| This is neat, and matches an observation I saw with early Claude Code usage: Sonnet would often call tools quickly to gather more context, whereas Opus would spend more time reasoning and trying to solve a problem with the context it had. This led to lots of duplicated functions and slower development, though the new models (GPT-5.5 and Opus 4.6) seem to suffer from this less. My takeaway was that “dumber” (i.e. smaller) models might be better as an agentic harness, or at least feasibly cheaper/faster to run for a large swath of problems. I haven’t found Gemini to be particularly good at long horizon tool calling though. It might be interesting to distill traces from real Codex or Claude code sessions, where there’s long chains of tool calls between each user query. Personally, I’d love a slightly larger model that runs easily on an e.g. 32GB M2 MBP, but with tool calling RL as the primary focus.
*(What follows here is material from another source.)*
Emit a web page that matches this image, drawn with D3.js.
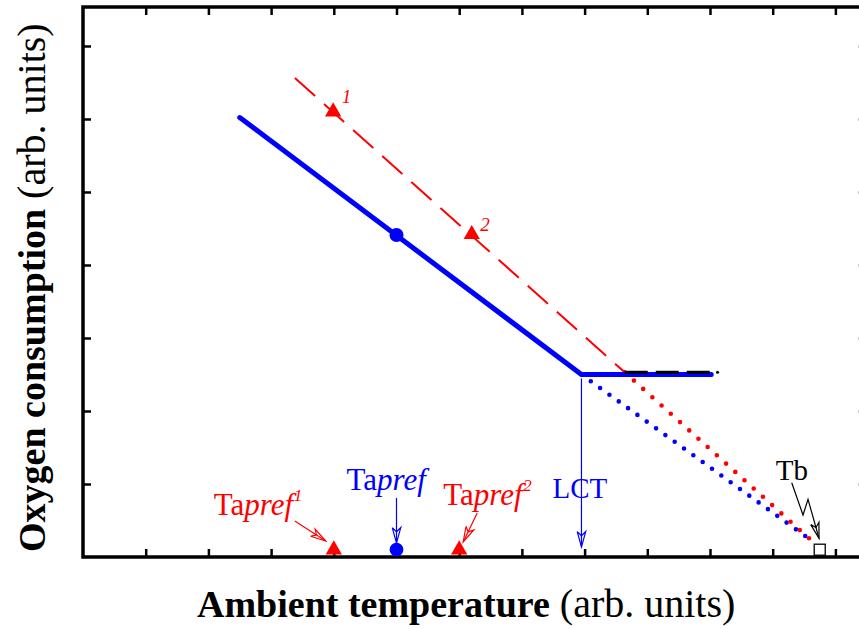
<!DOCTYPE html>
<meta charset="utf-8">
<script src="https://d3js.org/d3.v7.min.js"></script>
<style>
  body { margin: 0; background: #fff; }
  text { font-family: "Liberation Serif", "DejaVu Serif", serif; }
</style>
<body>
<div id="my_dataviz"></div>
<script>
// tick positions (arbitrary units, no labels)
var xTickValues = [1, 2, 3, 4, 5, 6, 7, 8, 9, 10, 11, 12];
var yTickValues = [1, 2, 3, 4, 5, 6, 7];

// blue curve: cold-side slope, LCT corner, thermoneutral plateau
var blueSolid = [{x: 2.5, y: 6.02}, {x: 7.95, y: 2.5}, {x: 10.02, y: 2.5}];
var blueDotted = [{x: 7.95, y: 2.5}, {x: 11.53, y: 0.28}];
var bluePoint = {x: 5.0, y: 4.41};

// red curve (dashed) and its extrapolation to Tb
var redDashed = [{x: 3.38, y: 6.56}, {x: 8.64, y: 2.53}];
var redDotted = [{x: 8.64, y: 2.53}, {x: 11.6, y: 0.24}];
var redPoints = [{x: 3.99, y: 6.10, label: "1"}, {x: 6.2, y: 4.42, label: "2"}];

// black dashed plateau for red curve
var blackPlateau = [{x: 8.64, y: 2.53}, {x: 10.02, y: 2.53}];
var blackDot = {x: 10.12, y: 2.53};

// preferred temperatures marked on the x axis, and body temperature
var prefMarks = [
  {x: 4, y: 0.1, shape: "triangle", color: "#ff0000", sup: "1"},
  {x: 5, y: 0.1, shape: "circle", color: "#0000ff", sup: ""},
  {x: 6, y: 0.1, shape: "triangle", color: "#ff0000", sup: "2"}
];
var lct = {x: 7.95, y: 2.5};
var tb = {x: 11.75, y: 0.1};

var W = 859, H = 629;
var svg = d3.select("#my_dataviz").append("svg")
    .attr("width", W).attr("height", H);

var x = d3.scaleLinear().domain([0, 12.5]).range([83, 866.75]);
var y = d3.scaleLinear().domain([0, 7.534]).range([557, 7]);

var line = d3.line().x(function(d) { return x(d.x); }).y(function(d) { return y(d.y); });

// ticks on all four sides, pointing inward
function ticks(g) {
  g.select(".domain").remove();
  g.selectAll(".tick line").attr("stroke", "#000").attr("stroke-width", 2.5);
}
svg.append("g").attr("transform", "translate(0," + y(0) + ")")
  .call(d3.axisBottom(x).tickValues(xTickValues).tickSize(-8).tickFormat("")).call(ticks);
svg.append("g").attr("transform", "translate(0," + y(7.534) + ")")
  .call(d3.axisTop(x).tickValues(xTickValues).tickSize(-8).tickFormat("")).call(ticks);
svg.append("g").attr("transform", "translate(" + x(0) + ",0)")
  .call(d3.axisLeft(y).tickValues(yTickValues).tickSize(-8).tickFormat("")).call(ticks);
svg.append("g").attr("transform", "translate(" + x(12.5) + ",0)")
  .call(d3.axisRight(y).tickValues(yTickValues).tickSize(-8).tickFormat("")).call(ticks);

svg.append("rect")
  .attr("x", x(0)).attr("y", y(7.534))
  .attr("width", x(12.5) - x(0)).attr("height", y(0) - y(7.534))
  .attr("fill", "none").attr("stroke", "#000").attr("stroke-width", 3.5);

// dotted extrapolations
svg.append("path").datum(blueDotted).attr("d", line)
  .attr("fill", "none").attr("stroke", "#0000ff").attr("stroke-width", 4.6)
  .attr("stroke-linecap", "round").attr("stroke-dasharray", "0 11.5");
svg.append("path").datum(redDotted).attr("d", line)
  .attr("fill", "none").attr("stroke", "#ff0000").attr("stroke-width", 4.6)
  .attr("stroke-linecap", "round").attr("stroke-dasharray", "0 12.4");

// red dashed
svg.append("path").datum(redDashed).attr("d", line)
  .attr("fill", "none").attr("stroke", "#ff0000").attr("stroke-width", 2)
  .attr("stroke-dasharray", "27 12");

// blue solid
svg.append("path").datum(blueSolid).attr("d", line)
  .attr("fill", "none").attr("stroke", "#0000ff").attr("stroke-width", 5)
  .attr("stroke-linecap", "round").attr("stroke-linejoin", "round");

// black dashed plateau
svg.append("path").datum(blackPlateau).attr("d", line)
  .attr("fill", "none").attr("stroke", "#000").attr("stroke-width", 3)
  .attr("stroke-dasharray", "23 8");
svg.append("circle").attr("cx", x(blackDot.x)).attr("cy", y(blackDot.y))
  .attr("r", 1.5).attr("fill", "#000");

var tri = d3.symbol().type(d3.symbolTriangle).size(115);

// markers on the curves
svg.selectAll(".redpt").data(redPoints).enter().append("path")
  .attr("d", tri)
  .attr("transform", function(d) { return "translate(" + x(d.x) + "," + y(d.y) + ")"; })
  .attr("fill", "#ff0000");
svg.selectAll(".redlab").data(redPoints).enter().append("text")
  .attr("x", function(d, i) { return x(d.x) + 8.5; })
  .attr("y", function(d, i) { return y(d.y) + (i === 0 ? -8.5 : -3.5); })
  .attr("fill", "#ff0000").style("font-style", "italic").style("font-size", "19px")
  .text(function(d) { return d.label; });
svg.append("circle").attr("cx", x(bluePoint.x)).attr("cy", y(bluePoint.y))
  .attr("r", 7).attr("fill", "#0000ff");

// markers on the x axis
svg.selectAll(".pref").data(prefMarks).enter().append("path")
  .attr("d", function(d) {
    return d.shape === "circle" ? d3.symbol().type(d3.symbolCircle).size(150)() : tri();
  })
  .attr("transform", function(d) { return "translate(" + x(d.x) + "," + y(d.y) + ")"; })
  .attr("fill", function(d) { return d.color; });

svg.append("rect")
  .attr("x", x(tb.x) - 5.5).attr("y", y(tb.y) - 5.5)
  .attr("width", 11).attr("height", 11)
  .attr("fill", "#fff").attr("stroke", "#000").attr("stroke-width", 1.3);

// arrow with a narrow open head ending at the last point
function arrow(pts, color) {
  var n = pts.length;
  var x1 = pts[n - 2][0], y1 = pts[n - 2][1], x2 = pts[n - 1][0], y2 = pts[n - 1][1];
  var a = Math.atan2(y2 - y1, x2 - x1);
  var L = 16, s = 0.27;
  var b1 = [x2 - L * Math.cos(a - s), y2 - L * Math.sin(a - s)];
  var b2 = [x2 - L * Math.cos(a + s), y2 - L * Math.sin(a + s)];
  var m = [x2 - 0.7 * L * Math.cos(a), y2 - 0.7 * L * Math.sin(a)];
  svg.append("path").attr("d", d3.line()(pts))
    .attr("fill", "none").attr("stroke", color).attr("stroke-width", 1.2);
  svg.append("path").attr("d", d3.line()([b1, pts[n - 1], b2, m, b1]))
    .attr("fill", "none").attr("stroke", color).attr("stroke-width", 1.2)
    .attr("stroke-linejoin", "miter");
}

function taLabel(px, py, color, sup) {
  var t = svg.append("text").attr("x", px).attr("y", py)
    .attr("fill", color).style("font-size", "31px");
  t.append("tspan").text("Ta");
  t.append("tspan").style("font-style", "italic").text("pref");
  if (sup) {
    svg.append("text").attr("x", px + 80).attr("y", py - 14)
      .attr("fill", color).style("font-size", "17px").style("font-style", "italic")
      .text(sup);
  }
}

// Tapref labels and arrows
var p1 = prefMarks[0], p0 = prefMarks[1], p2 = prefMarks[2];
taLabel(x(p1.x) - 120, y(0) - 42, "#ff0000", p1.sup);
arrow([[x(p1.x) - 39, y(0) - 36], [x(p1.x) - 8, y(0) - 16]], "#ff0000");

taLabel(x(p0.x) - 50, y(0) - 67, "#0000ff", "");
arrow([[x(p0.x), y(0) - 59], [x(p0.x), y(0) - 14]], "#0000ff");

taLabel(x(p2.x) - 16, y(0) - 52, "#ff0000", p2.sup);
arrow([[x(p2.x) + 18, y(0) - 44], [x(p2.x) + 4, y(0) - 15]], "#ff0000");

// LCT
svg.append("text").attr("x", x(lct.x) - 29).attr("y", y(0) - 59)
  .attr("fill", "#0000ff").style("font-size", "29px").text("LCT");
arrow([[x(lct.x), y(lct.y) + 4], [x(lct.x), y(0) - 10]], "#0000ff");

// Tb
svg.append("text").attr("x", x(tb.x) - 44).attr("y", y(tb.y) - 70)
  .attr("fill", "#000").style("font-size", "29px").text("Tb");
var tx = x(tb.x), ty = y(tb.y);
arrow([[tx - 28, ty - 67], [tx - 16.7, ty - 34.7], [tx - 11.7, ty - 50.4], [tx - 0.7, ty - 11.4]], "#000");

// axis titles
var xt = svg.append("text").attr("x", 197).attr("y", 617).style("font-size", "38px");
xt.append("tspan").style("font-weight", "bold").text("Ambient temperature");
xt.append("tspan").style("font-size", "40px").text(" (arb. units)");

var yt = svg.append("text").attr("transform", "translate(45,552) rotate(-90)").style("font-size", "38px");
yt.append("tspan").style("font-weight", "bold").text("Oxygen consumption");
yt.append("tspan").style("font-size", "40px").text(" (arb. units)");
</script>
</body>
Some of the open weight models are getting close (Kimi, Qwen), but the quantization required to fit them on smaller machines seems to drop performance substantially. |
I have a suite or tools ive built for myself on top of the openrouter api for very specific tasks. Press button amd LLM does (one) useful thing, not press button and let LLM run tool calls in a loop for 5 minutes and hope it does things in the correct order.
If multiple tools need to be called to do a useful thing, I will chain those together deterministically in my code. This is much more reliable as I can check the output of A before proceeding to task B or C, also its more time and token efficient. Agentic loops are a huge scam.